Анализ моделей силового взаимодействия пара и жидкости в барботажном слое для двухскоростного описания пароводяной смеси

Abstract

Тhe article analyzes the effect the interfacial force interaction models developed for different types of bubble flows have on the bubble layer description. The analysis is performed in the framework of a stationary 1D two-velocity mathematical model describing the flow of steam-water mixture with the liquid phase velocity assumed equal to zero. A conjecture was made based on the results from studying the qualitative flow pattern in the bubble layer that an emulsion flow mode takes place in it for practically important steam loads. The calculated values were compared with the typical actual values for horizontal steam generators used in nuclear steam supply systems built around VVER-type reactors. The calculated void fraction value in the bubble layer’s main part was found to be significantly higher than the experimental values. The same picture was also obtained for other values of reduced steam velocity and void fraction in the ranges obtained in these steam generators, which is attributed to the way in which the interfacial interaction force is simulated. It is shown that the use of the considered models leads either to a significant overestimation of the interfacial interaction force and, consequently, the void fraction in the bubble layer, or to lack of solution for the values of parameters characteristic for the horizontal steam generators of nuclear power plants equipped with VVER-type reactors.

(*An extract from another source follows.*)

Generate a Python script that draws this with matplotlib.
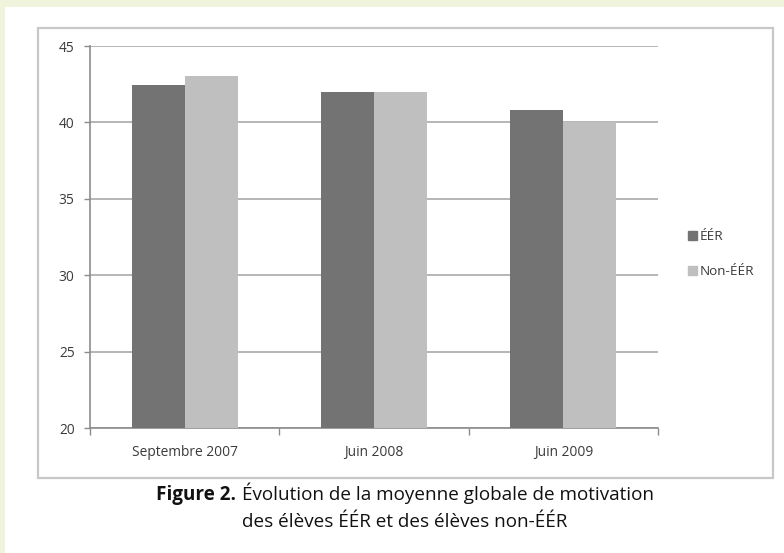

The correlations investigated in this study were derived proceeding from the flow friction coefficient of a single bubble as a function of the Reynolds number and introduction of the mixture viscosity that depends on the volume fraction of the dispersed phase. A steady flow of the two-phase mixture was considered under such conditions. Possibly, such a steady flow does not have enough time to be formed in steam generators. The steam entering from the bottom into the bubble layer through the submerged perforated sheet (SPS) holes initially ascends as a jet through the liquid layer. The steam-liquid interface separating the steam jet from the liquid may experience instability according to the Kelvin-Helmholtz mechanism. Estimates show that the time for which disturbances develop on the jet surface is essentially shorter than the time taken for the steam to pass through the bubble layer, a circumstance due to which perturbations may grow significantly up to reaching a nonlinear stage and appearance of complex two-phase structures.